▸ Task instructions: Below are some records; give them all again exactly, but not the pictures.

▸ Extracted material:
• • • • • • •
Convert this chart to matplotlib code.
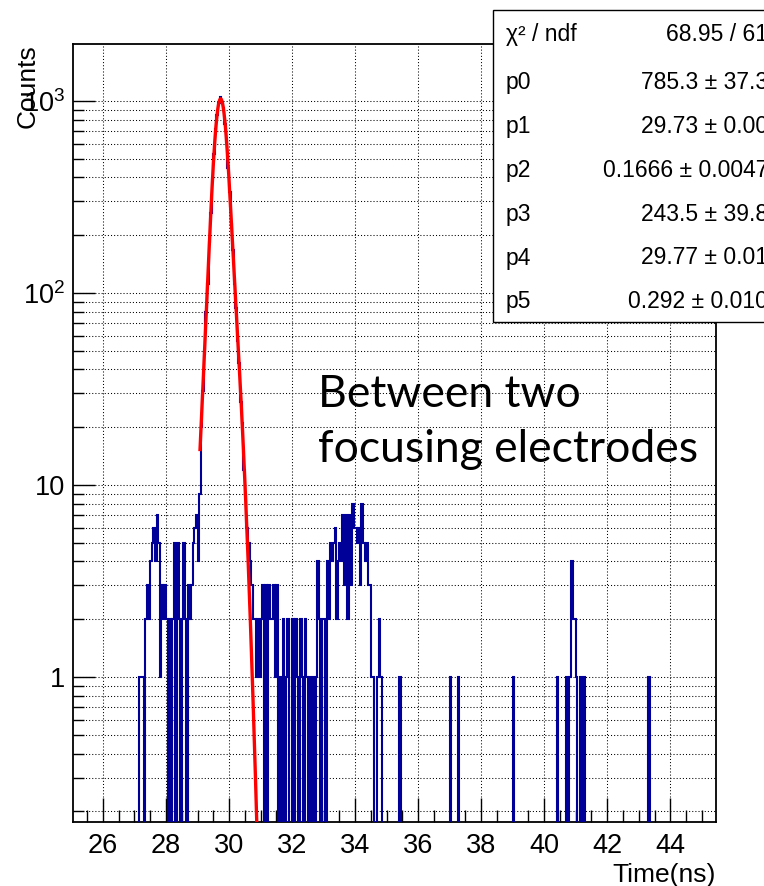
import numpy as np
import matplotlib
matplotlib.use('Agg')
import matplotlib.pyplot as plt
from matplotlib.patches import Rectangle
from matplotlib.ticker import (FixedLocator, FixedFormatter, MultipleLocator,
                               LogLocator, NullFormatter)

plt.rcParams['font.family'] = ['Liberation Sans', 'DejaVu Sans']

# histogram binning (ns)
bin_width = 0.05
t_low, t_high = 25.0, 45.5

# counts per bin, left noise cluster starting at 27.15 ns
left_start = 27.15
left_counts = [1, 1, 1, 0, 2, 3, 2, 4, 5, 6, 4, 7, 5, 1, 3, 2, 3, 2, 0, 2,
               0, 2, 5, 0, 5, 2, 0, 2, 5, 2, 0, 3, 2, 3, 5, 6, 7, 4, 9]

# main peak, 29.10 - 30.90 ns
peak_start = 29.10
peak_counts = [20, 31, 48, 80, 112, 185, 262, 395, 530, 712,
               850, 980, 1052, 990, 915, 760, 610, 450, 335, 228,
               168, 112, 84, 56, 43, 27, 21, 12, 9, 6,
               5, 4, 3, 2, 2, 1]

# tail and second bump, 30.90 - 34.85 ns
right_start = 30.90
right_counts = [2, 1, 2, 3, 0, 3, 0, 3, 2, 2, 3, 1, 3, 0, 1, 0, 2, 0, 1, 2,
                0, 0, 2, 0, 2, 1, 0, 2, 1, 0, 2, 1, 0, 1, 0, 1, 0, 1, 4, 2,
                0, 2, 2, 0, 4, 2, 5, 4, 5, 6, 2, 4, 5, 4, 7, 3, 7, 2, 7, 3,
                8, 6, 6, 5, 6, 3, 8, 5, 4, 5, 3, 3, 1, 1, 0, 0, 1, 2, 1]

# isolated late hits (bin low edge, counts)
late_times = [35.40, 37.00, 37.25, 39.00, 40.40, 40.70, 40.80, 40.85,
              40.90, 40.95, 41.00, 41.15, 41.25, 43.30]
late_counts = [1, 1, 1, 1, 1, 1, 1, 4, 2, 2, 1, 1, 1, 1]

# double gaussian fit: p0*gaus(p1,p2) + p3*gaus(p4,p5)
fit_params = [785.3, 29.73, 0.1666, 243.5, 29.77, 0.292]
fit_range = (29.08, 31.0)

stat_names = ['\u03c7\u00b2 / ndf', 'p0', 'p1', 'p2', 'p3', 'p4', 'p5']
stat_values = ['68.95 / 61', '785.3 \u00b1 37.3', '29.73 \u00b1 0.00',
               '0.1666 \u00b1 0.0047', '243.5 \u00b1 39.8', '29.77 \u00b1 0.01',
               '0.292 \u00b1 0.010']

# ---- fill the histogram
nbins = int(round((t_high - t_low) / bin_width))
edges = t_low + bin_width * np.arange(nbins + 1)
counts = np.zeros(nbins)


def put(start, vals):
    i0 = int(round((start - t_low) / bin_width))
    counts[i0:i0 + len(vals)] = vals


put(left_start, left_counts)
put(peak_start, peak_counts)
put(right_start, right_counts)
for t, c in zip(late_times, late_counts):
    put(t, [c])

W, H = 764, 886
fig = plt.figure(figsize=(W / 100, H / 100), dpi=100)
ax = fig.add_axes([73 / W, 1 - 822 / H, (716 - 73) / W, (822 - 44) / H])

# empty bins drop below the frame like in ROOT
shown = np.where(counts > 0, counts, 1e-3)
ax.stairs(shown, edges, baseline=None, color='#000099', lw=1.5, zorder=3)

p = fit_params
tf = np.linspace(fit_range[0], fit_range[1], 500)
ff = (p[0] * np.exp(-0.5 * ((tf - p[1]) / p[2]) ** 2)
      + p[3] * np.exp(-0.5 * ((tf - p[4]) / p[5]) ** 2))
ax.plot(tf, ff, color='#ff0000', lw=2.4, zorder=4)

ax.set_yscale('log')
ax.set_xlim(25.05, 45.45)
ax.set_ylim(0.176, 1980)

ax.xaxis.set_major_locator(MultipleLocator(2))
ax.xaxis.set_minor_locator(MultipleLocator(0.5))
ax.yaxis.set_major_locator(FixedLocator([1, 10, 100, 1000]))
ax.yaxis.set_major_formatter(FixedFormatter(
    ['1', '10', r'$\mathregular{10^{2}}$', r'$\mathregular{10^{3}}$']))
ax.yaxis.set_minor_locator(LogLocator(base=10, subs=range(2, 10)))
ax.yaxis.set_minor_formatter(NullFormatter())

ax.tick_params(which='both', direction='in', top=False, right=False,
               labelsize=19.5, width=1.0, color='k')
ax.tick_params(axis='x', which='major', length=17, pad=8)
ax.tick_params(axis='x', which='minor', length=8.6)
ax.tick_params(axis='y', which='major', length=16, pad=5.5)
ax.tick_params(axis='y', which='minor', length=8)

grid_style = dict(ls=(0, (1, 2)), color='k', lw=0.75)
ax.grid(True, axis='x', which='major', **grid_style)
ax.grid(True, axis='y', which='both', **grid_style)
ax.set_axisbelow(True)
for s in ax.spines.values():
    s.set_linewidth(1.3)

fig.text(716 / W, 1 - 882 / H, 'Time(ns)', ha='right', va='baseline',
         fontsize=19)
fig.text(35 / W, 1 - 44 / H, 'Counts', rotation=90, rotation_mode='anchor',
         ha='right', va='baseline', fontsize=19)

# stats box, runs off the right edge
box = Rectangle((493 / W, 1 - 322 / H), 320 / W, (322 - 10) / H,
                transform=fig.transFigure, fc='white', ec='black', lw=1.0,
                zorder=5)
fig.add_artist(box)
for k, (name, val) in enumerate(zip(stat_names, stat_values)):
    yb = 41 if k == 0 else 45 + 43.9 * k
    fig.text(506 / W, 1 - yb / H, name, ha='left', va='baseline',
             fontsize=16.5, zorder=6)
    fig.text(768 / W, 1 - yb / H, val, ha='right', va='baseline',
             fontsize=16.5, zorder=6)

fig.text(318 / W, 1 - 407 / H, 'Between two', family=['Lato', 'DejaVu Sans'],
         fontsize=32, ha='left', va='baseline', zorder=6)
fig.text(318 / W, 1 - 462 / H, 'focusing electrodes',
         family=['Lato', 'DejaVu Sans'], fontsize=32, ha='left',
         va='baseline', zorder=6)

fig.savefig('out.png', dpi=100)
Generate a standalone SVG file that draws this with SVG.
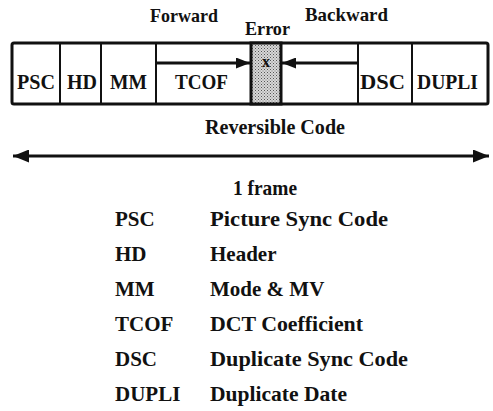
• • • • • • •
▸ Completed task:
Convert this chart to matplotlib code.
import numpy as np
import matplotlib
matplotlib.use('Agg')
import matplotlib.pyplot as plt
from matplotlib.patches import Rectangle
from matplotlib.ticker import (FixedLocator, FixedFormatter, MultipleLocator,
                               LogLocator, NullFormatter)

plt.rcParams['font.family'] = ['Liberation Sans', 'DejaVu Sans']

# histogram binning (ns)
bin_width = 0.05
t_low, t_high = 25.0, 45.5

# counts per bin, left noise cluster starting at 27.15 ns
left_start = 27.15
left_counts = [1, 1, 1, 0, 2, 3, 2, 4, 5, 6, 4, 7, 5, 1, 3, 2, 3, 2, 0, 2,
               0, 2, 5, 0, 5, 2, 0, 2, 5, 2, 0, 3, 2, 3, 5, 6, 7, 4, 9]

# main peak, 29.10 - 30.90 ns
peak_start = 29.10
peak_counts = [20, 31, 48, 80, 112, 185, 262, 395, 530, 712,
               850, 980, 1052, 990, 915, 760, 610, 450, 335, 228,
               168, 112, 84, 56, 43, 27, 21, 12, 9, 6,
               5, 4, 3, 2, 2, 1]

# tail and second bump, 30.90 - 34.85 ns
right_start = 30.90
right_counts = [2, 1, 2, 3, 0, 3, 0, 3, 2, 2, 3, 1, 3, 0, 1, 0, 2, 0, 1, 2,
                0, 0, 2, 0, 2, 1, 0, 2, 1, 0, 2, 1, 0, 1, 0, 1, 0, 1, 4, 2,
                0, 2, 2, 0, 4, 2, 5, 4, 5, 6, 2, 4, 5, 4, 7, 3, 7, 2, 7, 3,
                8, 6, 6, 5, 6, 3, 8, 5, 4, 5, 3, 3, 1, 1, 0, 0, 1, 2, 1]

# isolated late hits (bin low edge, counts)
late_times = [35.40, 37.00, 37.25, 39.00, 40.40, 40.70, 40.80, 40.85,
              40.90, 40.95, 41.00, 41.15, 41.25, 43.30]
late_counts = [1, 1, 1, 1, 1, 1, 1, 4, 2, 2, 1, 1, 1, 1]

# double gaussian fit: p0*gaus(p1,p2) + p3*gaus(p4,p5)
fit_params = [785.3, 29.73, 0.1666, 243.5, 29.77, 0.292]
fit_range = (29.08, 31.0)

stat_names = ['\u03c7\u00b2 / ndf', 'p0', 'p1', 'p2', 'p3', 'p4', 'p5']
stat_values = ['68.95 / 61', '785.3 \u00b1 37.3', '29.73 \u00b1 0.00',
               '0.1666 \u00b1 0.0047', '243.5 \u00b1 39.8', '29.77 \u00b1 0.01',
               '0.292 \u00b1 0.010']

# ---- fill the histogram
nbins = int(round((t_high - t_low) / bin_width))
edges = t_low + bin_width * np.arange(nbins + 1)
counts = np.zeros(nbins)


def put(start, vals):
    i0 = int(round((start - t_low) / bin_width))
    counts[i0:i0 + len(vals)] = vals


put(left_start, left_counts)
put(peak_start, peak_counts)
put(right_start, right_counts)
for t, c in zip(late_times, late_counts):
    put(t, [c])

W, H = 764, 886
fig = plt.figure(figsize=(W / 100, H / 100), dpi=100)
ax = fig.add_axes([73 / W, 1 - 822 / H, (716 - 73) / W, (822 - 44) / H])

# empty bins drop below the frame like in ROOT
shown = np.where(counts > 0, counts, 1e-3)
ax.stairs(shown, edges, baseline=None, color='#000099', lw=1.5, zorder=3)

p = fit_params
tf = np.linspace(fit_range[0], fit_range[1], 500)
ff = (p[0] * np.exp(-0.5 * ((tf - p[1]) / p[2]) ** 2)
      + p[3] * np.exp(-0.5 * ((tf - p[4]) / p[5]) ** 2))
ax.plot(tf, ff, color='#ff0000', lw=2.4, zorder=4)

ax.set_yscale('log')
ax.set_xlim(25.05, 45.45)
ax.set_ylim(0.176, 1980)

ax.xaxis.set_major_locator(MultipleLocator(2))
ax.xaxis.set_minor_locator(MultipleLocator(0.5))
ax.yaxis.set_major_locator(FixedLocator([1, 10, 100, 1000]))
ax.yaxis.set_major_formatter(FixedFormatter(
    ['1', '10', r'$\mathregular{10^{2}}$', r'$\mathregular{10^{3}}$']))
ax.yaxis.set_minor_locator(LogLocator(base=10, subs=range(2, 10)))
ax.yaxis.set_minor_formatter(NullFormatter())

ax.tick_params(which='both', direction='in', top=False, right=False,
               labelsize=19.5, width=1.0, color='k')
ax.tick_params(axis='x', which='major', length=17, pad=8)
ax.tick_params(axis='x', which='minor', length=8.6)
ax.tick_params(axis='y', which='major', length=16, pad=5.5)
ax.tick_params(axis='y', which='minor', length=8)

grid_style = dict(ls=(0, (1, 2)), color='k', lw=0.75)
ax.grid(True, axis='x', which='major', **grid_style)
ax.grid(True, axis='y', which='both', **grid_style)
ax.set_axisbelow(True)
for s in ax.spines.values():
    s.set_linewidth(1.3)

fig.text(716 / W, 1 - 882 / H, 'Time(ns)', ha='right', va='baseline',
         fontsize=19)
fig.text(35 / W, 1 - 44 / H, 'Counts', rotation=90, rotation_mode='anchor',
         ha='right', va='baseline', fontsize=19)

# stats box, runs off the right edge
box = Rectangle((493 / W, 1 - 322 / H), 320 / W, (322 - 10) / H,
                transform=fig.transFigure, fc='white', ec='black', lw=1.0,
                zorder=5)
fig.add_artist(box)
for k, (name, val) in enumerate(zip(stat_names, stat_values)):
    yb = 41 if k == 0 else 45 + 43.9 * k
    fig.text(506 / W, 1 - yb / H, name, ha='left', va='baseline',
             fontsize=16.5, zorder=6)
    fig.text(768 / W, 1 - yb / H, val, ha='right', va='baseline',
             fontsize=16.5, zorder=6)

fig.text(318 / W, 1 - 407 / H, 'Between two', family=['Lato', 'DejaVu Sans'],
         fontsize=32, ha='left', va='baseline', zorder=6)
fig.text(318 / W, 1 - 462 / H, 'focusing electrodes',
         family=['Lato', 'DejaVu Sans'], fontsize=32, ha='left',
         va='baseline', zorder=6)

fig.savefig('out.png', dpi=100)
Generate a standalone SVG file that draws this with SVG.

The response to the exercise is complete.